JOE: I think that is an instructive example. But I think the response people often give to illusionism, as there can be an illusion of an apple in the sense that there can be an experience of an apple with no physical apple. But there can't be a experience of an experience without an experience, therefore, experience can't be an illusion. But I think if you shift from talking about experience to talking about representation, then that argument makes less sense. So if you talk about an illusion of an apple as sort of there's a representation of an apple without an apple being there, then you can similarly conceive of the notion that there's a representation of phenomenal consciousness without a thing that answers to that representation being real.
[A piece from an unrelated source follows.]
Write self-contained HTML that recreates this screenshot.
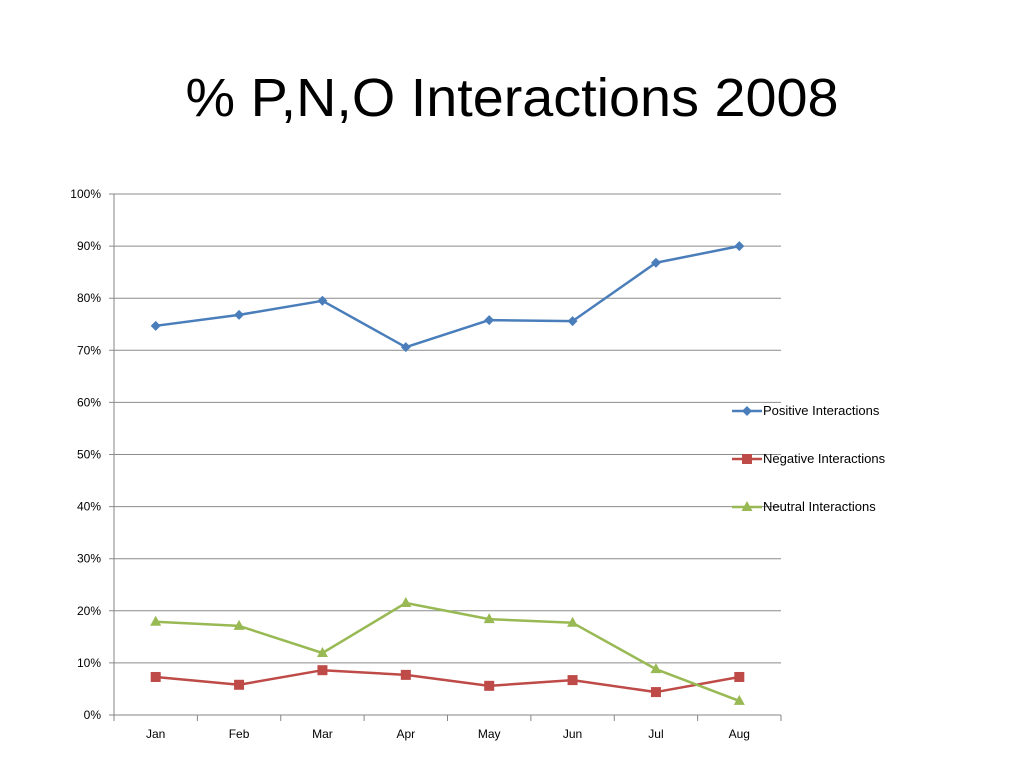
<!DOCTYPE html>
<html><head><meta charset="utf-8"><style>
body{margin:0;background:#fff;width:1024px;height:768px;overflow:hidden;font-family:"Liberation Sans",sans-serif}
</style></head><body>
<svg width="1024" height="768">
<text x="512" y="116" text-anchor="middle" font-size="54" textLength="653" lengthAdjust="spacingAndGlyphs" font-family="Liberation Sans, sans-serif">% P,N,O Interactions 2008</text>
<g id="grid"></g><g id="series"></g><g id="legend"></g>
</svg>
<script>
const months=["Jan","Feb","Mar","Apr","May","Jun","Jul","Aug"];
const yTicks=[0,10,20,30,40,50,60,70,80,90,100];
const positive=[74.7,76.8,79.5,70.6,75.8,75.6,86.8,90.0];
const negative=[7.3,5.8,8.6,7.7,5.6,6.7,4.4,7.3];
const neutral=[17.9,17.1,11.9,21.5,18.4,17.7,8.8,2.7];
const NS="http://www.w3.org/2000/svg";
const L=114,R=781,T=194,B=715;
const y=v=>B-(v/100)*(B-T);
const step=(R-L)/months.length;
const x=i=>L+step*(i+0.5);
function mk(tag,attrs,parent){const e=document.createElementNS(NS,tag);for(const k in attrs)e.setAttribute(k,attrs[k]);parent.appendChild(e);return e;}
const grid=document.getElementById('grid');
yTicks.forEach(t=>{
  const l=mk('line',{x1:L-5,x2:R,y1:y(t),y2:y(t),stroke:t===0?'#868686':'#8c8c8c','stroke-width':1},grid);
  
  
  const tx=mk('text',{x:L-13,y:y(t)+4,'text-anchor':'end','font-size':12},grid);
  tx.textContent=t+'%';
  
  
});
const ax=mk('line',{x1:L,x2:L,y1:T,y2:B,stroke:'#868686'},grid);


for(let i=0;i<=months.length;i++){
  const tk=mk('line',{x1:L+step*i,x2:L+step*i,y1:B,y2:B+6,stroke:'#868686'},grid);
  
  
}
months.forEach((m,i)=>{
  const tx=mk('text',{x:x(i),y:B+23,'text-anchor':'middle','font-size':12},grid);
  tx.textContent=m;
  
  
});
function marker(g,shape,cx,cy,color){
  let e;
  if(shape==='diamond')e=mk('polygon',{points:`${cx},${cy-5} ${cx+5},${cy} ${cx},${cy+5} ${cx-5},${cy}`,fill:color},g);
  else if(shape==='square')e=mk('rect',{x:cx-5,y:cy-5,width:10,height:10,fill:color},g);
  else e=mk('polygon',{points:`${cx},${cy-6} ${cx+5.5},${cy+4} ${cx-5.5},${cy+4}`,fill:color},g);
  return e;
}
const seriesDefs=[["positive",positive,"#4a7ebb","diamond","Positive Interactions",411],["negative",negative,"#be4b48","square","Negative Interactions",459],["neutral",neutral,"#98b954","triangle","Neutral Interactions",507]];
const sg=document.getElementById('series'),lg=document.getElementById('legend');
seriesDefs.forEach(([nm,data,c,sh,label,ly])=>{
  const g=mk('g',{},sg);
  
  
  const p=mk('polyline',{points:data.map((v,i)=>x(i)+','+y(v)).join(' '),fill:'none',stroke:c,'stroke-width':2.5,'stroke-linejoin':'round'},g);
  
  
  data.forEach((v,i)=>{
    const m=marker(g,sh,x(i),y(v),c);
    
    
  });
  const le=mk('g',{},lg);
  
  
  mk('line',{x1:732,x2:762,y1:ly,y2:ly,stroke:c,'stroke-width':2.5},le);
  marker(le,sh,747,ly,c);
  const t=mk('text',{x:763,y:ly+4,'font-size':13},le);
  t.textContent=label;
});
</script>
</body></html>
And I think sort of making that shift from seeing a kind of illusion of an apple as sometimes I think people think about there's like a thing, which is the the apple experience, and there's nothing kind of out there causing it. But if you think of that, instead of as a representation, I think it makes more sense how consciousness could be analogous.

SPENCER: Yeah, or you could think about all the effects of the experience of an apple, like, you know, every kind of change, you know, in the neural firing, and so on, that's going on, but there's no actual Apple just kind of another way around, having to have the experience in there and the definition of an illusion.

JOE: I think that might well help. It's a little less clear what, in the case of apples, we sort of know how we act in the presence of real apples. It's not totally clear what kind of how we act in the presence of real phenomenal consciousness. That's true. Yeah. So that's, that's a good example is we do a certain type of philosophy and in some sense, that is what the illusionist is trying to explain this like, "Oh, look at all these people reporting all these intuitions." That's the thing we're saying is sort of representing things falsely.

SPENCER: It is a little bit odd and surprising that illusionists don't think they have conscience yet they talk about him all the time, it's just interesting and surprising that like, let's say illusionists or riot, like we don't actually have consciousness yet. We're spending all this time talking about this thing that we don't have. You go to an alien planet, and there's some kind of experience they lack, and yet they spend all this time talking about having it. I don't know, it just seems odd to me.

JOE: Yeah. I mean, I think I like that image. That is kind of what the illusionist thinks is going on, right is we're just really confused. And we're sitting around and we're kind of like, is there more elan vital in this dog or that dog? And we're kind of like, oh, you know, I could just tell there's more elan vital, it's like, I'm not sure. And we're all just this. We're all really confused. And you'd sort of laugh at this this alien civilization if you could see it.

SPENCER: Exactly. Thank you so much for coming. This is really fun conversation.

JOE: Thanks for having me. It was great.